In a recently published study, Attila Demény, a member of the Hungarian Academy of Sciences (MTA), and his colleagues compared 17 geochemical data sets (records) measured from speleothems (mainly carbonate deposits in caves) across Europe, from which previous studies have shown that they reflect the hydrological conditions prevailing at the time of their formation. The work was conducted within the framework of a project carried out with a partnership between the Institute of Geology and Geochemistry (FGI) of the ELKH Research Center for Astronomy and Earth Sciences and the researchers of Eötvös Loránd University. The project was funded by the Hungarian Academy of Sciences under the Excellence Cooperation Program. In addition, Professor Silvia Frisia from the University of Newcastle, Australia, co-authored the interpretation of the data as a guest-researcher invited by MTA.
The paleohydrological condition parameters inferred from the speleothems ranged from the amount of precipitation to seasonal distribution and changes in moisture source region, but with the common feature of reflecting hydrological conditions. In addition to stable carbon and oxygen isotope ratios (13C/12C and 18O/16O) in the speleothem carbonate, lamina (fine layers deposited in the stalagmites) data thickness and concentrations of precipitation sensitive elements (Mg, Sr) were also included.
Comparing the stalagmite data from the European and Mediterranean region with the core data from the Nagy Tufa formation in Béke Cave (NE Hungary), a systematic spatial pattern emerges that is very similar to the precipitation distribution patterns inferred from the European pollen database and climate models.

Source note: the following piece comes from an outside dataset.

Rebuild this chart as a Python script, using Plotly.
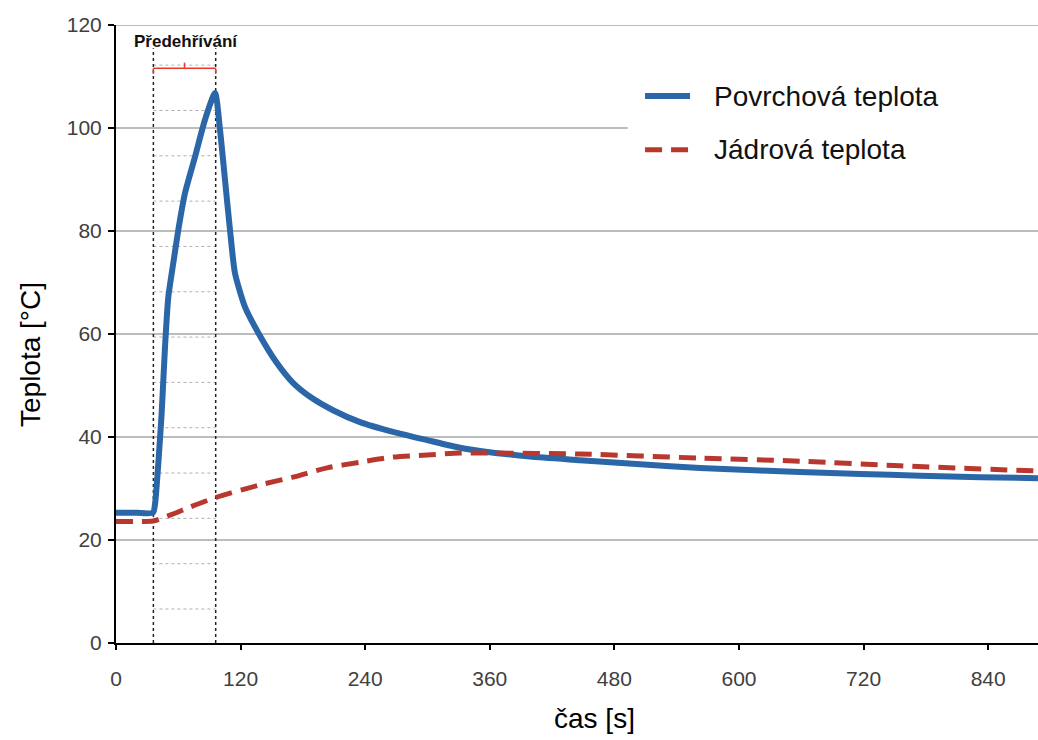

These results provide multiple pieces of evidence that the stalagmite records, which are precisely dated and analyzed with at least a decade-long resolution, together indicate a change in the spatial and temporal distribution of precipitation across a centennial time scale.
The researchers conducted multivariate statistical analysis to identify the factors determining the change in stalagmite records. Principal component analysis (PCA) was used to determine principal component (PC) time series describing common changes in all records examined. Of these, the two PC time series that best explained the common variance of the records were correlated with Atlantic sea surface temperature (SST) databases as a potential independent explanatory factor, resulting in systematic patterns. While the SST data series from the area of warm currents showed positive correlations with the PC datasets, negative correlations appear in the area of cold north-south ocean currents. The components of different significance (PC1 and PC2) indicated a temporally varying degree of correlation, suggesting that the effect of North Atlantic currents changed significantly approximately 4,200 years ago. Research shows not only catastrophic ocean changes (such as the meltwater flux that occurred 8,200 years ago, which greatly reduced the strength of the warm current from the south), but also also long-term fluctuations that affected hydroclimatic conditions in the European and Mediterranean regions on a millennial scale. The presented correlations can help to understand the background of current climate change and precipitation distribution conditions that have a significant impact on society.